You don’t get to my age without losing a few people.
Honestly, I’m not actually that old, but I have been to my fair share of funerals. The sad part is that most of them have not been for elderly relatives. Instead it’s one great-grandmother, one grandfather, two suicides, an accident, and a murder.
The murder was the hardest. She had been a close friend in highschool. A time when I was the emotional, romantic, poetry-writing, My Chemical Romance loving, angsty teenager who had so many ideals and feelings she had to share with anyone who would listen. This friend would always listen.
I didn’t speak at her funeral. Sometimes I think I should have, but over the years after highschool we had become more distant, seeing each other only at parties, making fake promises to catch up over a drink together sometime, just us two. Instead I listened to others speak, simple sentiments, the occasional poem. Songs were played in her memory, I still can’t listen to Zombie by the Cranberries without feeling sad. And we all separated, a funeral home bursting full of young, lively people, dressed in black, grieving for someone that shouldn’t have been grieving for.
The person who killed her stabbed two hitchhikers before he was caught.
I don’t remember the poems they read at her funeral. I wish I did. Many poems read at funerals are not in the best taste. It’s as if those who are reading it never actually read it. It sometimes comes across like a mournful hallmark card. And it’s rarely as if those people enjoyed poetry. At least not to my knowledge.

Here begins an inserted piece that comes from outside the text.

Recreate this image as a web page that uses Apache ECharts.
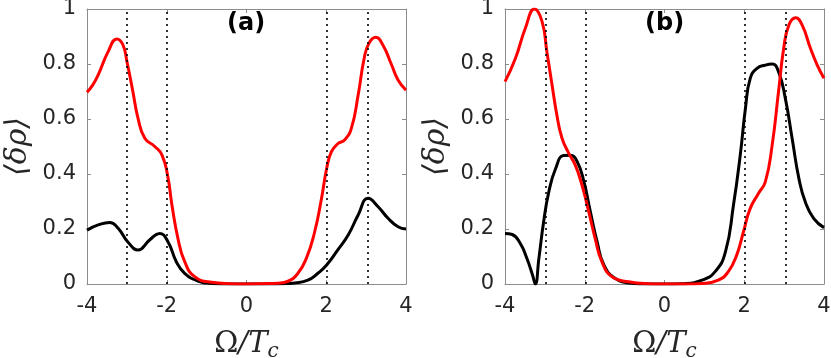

Funerals are not really my thing. It’s not for those who have departed, but for those who are left. And in these circumstances, I would rather be alone. Then the poetry isn’t for them, it’s only for me.
Stop all the clocks, cut off the telephone,
Prevent the dog from barking with a juicy bone,
Silence the pianos and with muffled drum
Bring out the coffin, let the mourners come.
Let aeroplanes circle moaning overhead
Scribbling on the sky the message He Is Dead,
Put the crepe bows round the white necks of the public doves,
Let the traffic policemen wear black cotton gloves.
He was my North, my South, my East and West,
My working week and my Sunday rest,
My noon, my midnight, my talk, my song;
I thought that love would last for ever: I was wrong.
The stars are not wanted now; put out every one,
Pack up the moon and dismantle the sun,
Pour away the ocean and sweep up the wood;
For nothing now can ever come to any good.